JUDY AHRENS FILE PHOTO
Liza Coppola, pictured in 2004, when she began her tenure as executive director of CAST. She and CAST have now parted ways.
After months of wrangling, Community Action of Southold Town and its executive director, Liza Coppola, have severed their ties. Her final day on the job was last Thursday, April 8.
CAST board members offered Ms. Coppola, who served nearly six years as director, an opportunity for alternate employment as community advocate doing outreach to the community. It would have stripped her of the executive director title and given her half-time employment.
“It wasn’t appropriate to my skills,” Ms. Coppola, who first joined CAST in 2001, said in a telephone interview Monday.
CAST board president Peggy Murphy, in an interview at her home Monday, described the change as a reorganization aimed at keeping down expenses while searching for someone with grant-writing and program development skills for the organization that serves the town’s most needy residents.
Board member Linda Ortiz said that, at least for the moment, day-to-day operation of the CAST office in Greenport will fall to office secretary Katria Nieves and various board members who will work to fill the void. Ultimately, Ms. Ortiz speculated, the board may divide Ms. Coppola’s role into several part-time jobs.
That’s all up to the remaining eight board members to decide, Ms. Murphy said.
Ms. Coppola received what Ms. Murphy described as a “generous” severance package.
“We appreciate Liza’s good work in maintaining the organization,” Ms. Ortiz said. Ms. Murphy, who had previously acknowledged that she and Ms. Coppola didn’t always see eye to eye about how the job should be done, echoed Ms. Ortiz’ remarks. She added that after the stress of the last several months, she thought Ms. Coppola might be relieved to move on to a new challenge.

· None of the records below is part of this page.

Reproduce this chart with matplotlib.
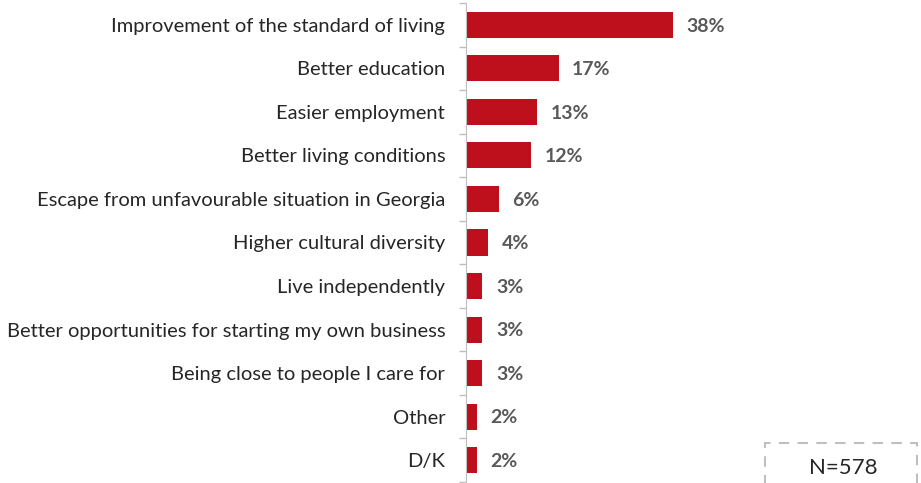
import matplotlib
matplotlib.use('Agg')
import matplotlib.pyplot as plt
import numpy as np

categories = ['Improvement of the standard of living', 'Better education', 'Easier employment',
              'Better living conditions', 'Escape from unfavourable situation in Georgia',
              'Higher cultural diversity', 'Live independently',
              'Better opportunities for starting my own business', 'Being close to people I care for',
              'Other', 'D/K']
values = [38, 17, 13, 12, 6, 4, 3, 3, 3, 2, 2]
labels = ['38%', '17%', '13%', '12%', '6%', '4%', '3%', '3%', '3%', '2%', '2%']

plt.rcParams['font.family'] = ['Lato', 'DejaVu Sans']

fig = plt.figure(figsize=(9.21, 4.83), dpi=100)
ax = fig.add_axes([466/921, 1-482/483, 455/921, 479/483])

y = np.arange(len(categories))
ax.barh(y, values, height=0.6, color='#BE0F1C')
for yi, v, t in zip(y, values, labels):
    ax.text(v + 2.5, yi + 0.03, t, va='center', ha='left', fontsize=14, fontweight='bold', color='#595959')

ax.set_ylim(len(categories) - 0.5, -0.5)
ax.set_xlim(0, 83.5)
ax.set_yticks(y)
ax.set_yticklabels(categories, fontsize=14.5, color='#262626')
ax.set_yticks(np.arange(len(categories) + 1) - 0.5, minor=True)
ax.tick_params(axis='y', which='major', length=0, pad=15)
ax.tick_params(axis='y', which='minor', length=5, color='#BFBFBF', width=1)
ax.set_xticks([])
for s in ['top', 'right', 'bottom']:
    ax.spines[s].set_visible(False)
ax.spines['left'].set_color('#BFBFBF')

# N box, dashed border partly cut off
fig.patches.append(matplotlib.patches.Rectangle((765/921, -0.05), 152/921, (483-443)/483 + 0.05,
                                                transform=fig.transFigure, fill=False,
                                                edgecolor='#BFBFBF', linestyle=(0, (5, 4)), linewidth=1.5))
fig.text(843/921, 1-468/483, 'N=578', ha='center', va='center', fontsize=16, color='#262626')

plt.savefig('out.png', dpi=100)
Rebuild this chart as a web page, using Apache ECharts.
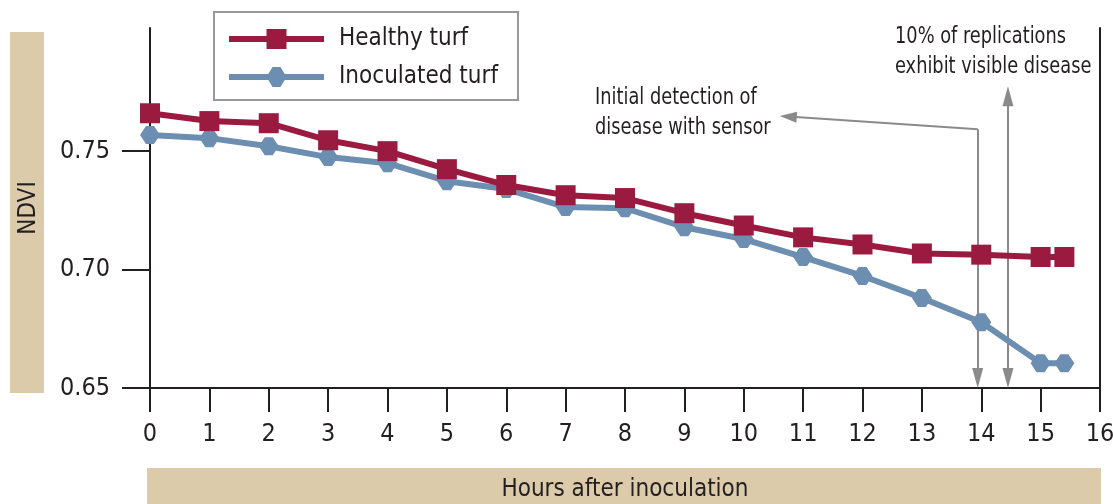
<!DOCTYPE html>
<html>
<head>
<meta charset="utf-8">
<script src="https://cdn.jsdelivr.net/npm/echarts@6/dist/echarts.min.js"></script>
<style>
  html, body { margin: 0; padding: 0; background: #fff; }
  #chart { width: 1113px; height: 504px; }
</style>
</head>
<body>
<div id="chart"></div>
<script>
var hours = [0, 1, 2, 3, 4, 5, 6, 7, 8, 9, 10, 11, 12, 13, 14, 15, 15.4]
var healthy = [0.766, 0.7627, 0.7618, 0.7546, 0.750, 0.7424, 0.7357, 0.7314, 0.7302,
  0.7238, 0.7186, 0.7136, 0.7106, 0.7068, 0.7063, 0.7053, 0.7053]
var inoculated = [0.7568, 0.7555, 0.7521, 0.7475, 0.7449, 0.7373, 0.734, 0.7264, 0.7259,
  0.7179, 0.7129, 0.7053, 0.6973, 0.688, 0.6778, 0.6605, 0.6605]
var yTicks = [0.65, 0.70, 0.75]

// annotation arrows, in data units (heads are centred on the end points)
var detectX = 13.94
var visibleX = 14.45
var detectBend = 0.7593
var detectTip = [10.75, 0.7646]
var visibleTop = 0.7732
var arrowFoot = 0.6542

var FONT = "'DejaVu Sans Condensed', 'Liberation Sans Narrow', sans-serif"
var INK = '#231f20'
var BEIGE = '#dbcbab'
var GREY = '#8a8a8a'
var HEX = 'path://M0,9L6,0L14,0L20,9L14,18L6,18Z'

function pairs(xs, ys) {
  return xs.map(function (x, i) { return [x, ys[i]] })
}

var chart = echarts.init(document.getElementById('chart'))

var option = {
  animation: false,
  textStyle: { fontFamily: FONT, color: INK },
  grid: { left: 150, right: 13, top: 28, bottom: 116, outerBoundsMode: 'none' },
  legend: {
    orient: 'vertical',
    left: 214,
    top: 12,
    padding: [12, 20, 8, 12],
    borderColor: '#999',
    borderWidth: 2,
    itemWidth: 95,
    itemHeight: 25,
    itemGap: 8,
    lineStyle: { width: 6 },
    textStyle: { fontFamily: FONT, fontSize: 24, color: INK, lineHeight: 30, padding: [0, 0, 0, 10] },
    data: ['Healthy turf', 'Inoculated turf']
  },
  xAxis: {
    type: 'value',
    min: 0,
    max: 16,
    interval: 1,
    name: 'Hours after inoculation',
    nameLocation: 'middle',
    nameGap: 87,
    nameTextStyle: { fontFamily: FONT, fontSize: 24, color: INK, lineHeight: 30 },
    splitLine: { show: false },
    axisLine: { lineStyle: { color: INK, width: 2 } },
    axisTick: { length: 24, lineStyle: { color: INK, width: 2 } },
    axisLabel: { margin: 34, fontSize: 25, color: INK, fontFamily: FONT }
  },
  yAxis: [
    {
      type: 'value',
      min: 0.65,
      max: 0.802,
      name: 'NDVI',
      nameLocation: 'middle',
      nameRotate: 90,
      nameGap: 104,
      nameTextStyle: { fontFamily: FONT, fontSize: 24, color: INK, lineHeight: 34 },
      splitLine: { show: false },
      axisLine: { show: true, lineStyle: { color: INK, width: 2 } },
      axisTick: { show: true, length: 28, customValues: yTicks, lineStyle: { color: INK, width: 2 } },
      axisLabel: {
        margin: 40,
        fontSize: 25,
        color: INK,
        fontFamily: FONT,
        customValues: yTicks,
        formatter: function (v) { return v.toFixed(2) }
      }
    },
    {
      type: 'value',
      position: 'right',
      min: 0.65,
      max: 0.802,
      splitLine: { show: false },
      axisLine: { show: true, lineStyle: { color: INK, width: 2 } },
      axisTick: { show: false },
      axisLabel: { show: false }
    }
  ],
  graphic: [
    // beige bands behind the axis titles
    { type: 'rect', z: -10, shape: { x: 10, y: 32, width: 34, height: 361 }, style: { fill: BEIGE } },
    { type: 'rect', z: -10, shape: { x: 147, y: 468, width: 954, height: 40 }, style: { fill: BEIGE } },
    {
      type: 'text',
      x: 595,
      y: 83,
      scaleX: 0.86,
      style: {
        text: 'Initial detection of\ndisease with sensor',
        font: '23px ' + FONT,
        fill: INK,
        lineHeight: 30,
        verticalAlign: 'top'
      }
    },
    {
      type: 'text',
      x: 895,
      y: 22,
      scaleX: 0.86,
      style: {
        text: '10% of replications\nexhibit visible disease',
        font: '23px ' + FONT,
        fill: INK,
        lineHeight: 30,
        verticalAlign: 'top'
      }
    }
  ],
  series: [
    {
      name: 'Inoculated turf',
      type: 'line',
      data: pairs(hours, inoculated),
      symbol: HEX,
      symbolSize: [20, 18],
      showAllSymbol: true,
      itemStyle: { color: '#6c8eb0' },
      lineStyle: { color: '#6c8eb0', width: 6 },
      z: 3,
      markLine: {
        silent: true,
        z: 1,
        animation: false,
        label: { show: false },
        lineStyle: { color: GREY, width: 2, type: 'solid' },
        symbolSize: [11, 20],
        data: [
          [
            { coord: [detectX, detectBend], symbol: 'none' },
            { coord: [detectX, arrowFoot], symbol: 'triangle' }
          ],
          [
            { coord: [detectX, detectBend], symbol: 'none' },
            { coord: detectTip, symbol: 'triangle', symbolSize: [11, 17] }
          ],
          [
            { coord: [visibleX, visibleTop], symbol: 'triangle' },
            { coord: [visibleX, arrowFoot], symbol: 'triangle' }
          ]
        ]
      }
    },
    {
      name: 'Healthy turf',
      type: 'line',
      data: pairs(hours, healthy),
      symbol: 'rect',
      symbolSize: 20,
      showAllSymbol: true,
      itemStyle: { color: '#9b1b40' },
      lineStyle: { color: '#9b1b40', width: 6 },
      z: 4
    }
  ]
}

chart.setOption(option)
</script>
</body>
</html>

“I regret that the new structure didn’t include me,” Ms. Coppola said. With no direction about how to handle the transition, Ms. Coppola told Ms. Nieves Thursday to say that CAST had reorganized and eliminated her job and that she regretted not having an opportunity to thank all those people with whom she has worked throughout the years.
“I am proud of the work I’ve done and will remain active in the community,” Ms. Coppola said.
“I am concerned for the organization,” she said. “I hope the changes lead to expected outcomes.”
While both public funding and contributions have kept pace with past years, according to Ms. Murphy, the recession has increased the numbers of clients CAST serves, making it necessary to curb administrative expenses as much as possible.
“I’ve not seen a serious decline” in contributions since the strife among CAST board members became public in December, Ms. Murphy said. “We’re working hard to restore the trust,” she said.
In December, The Suffolk Times reported that eight people had resigned from the organization’s board during the past year, all citing Ms. Murphy’s strong-handed management style as their reason for leaving. Several of those who left insisted that CAST bylaws were being ignored. Many cited Ms. Coppola’s continued tenure as CAST director as their main concern and accused Ms. Murphy of trying to micro-manage day-to-day operations.
While acknowledging her strong hand at the helm, Ms. Murphy denied that she was dominating the board.
The eight remaining board members are united in support of their president and the board is looking to add up to four additional members, Ms. Murphy said.
William Schriever, who helped to found CAST with his late wife, Barbara, tried to rally former board members, at first to replace Ms. Murphy and later to form another organization to tackle the work CAST performs. He has gone back and forth about where that effort stands. In February, he said he didn’t contemplate a new organization. Then in March, he said CAST dissidents are still exploring the possibilities, but wasn’t ready to talk about what might happen.
“I just learned about it,” Mr. Schriever said in a telephone interview Tuesday morning, referring to the end of Ms. Coppola’s tenure with CAST. “I’m very upset by it,” he said, but declined further comment.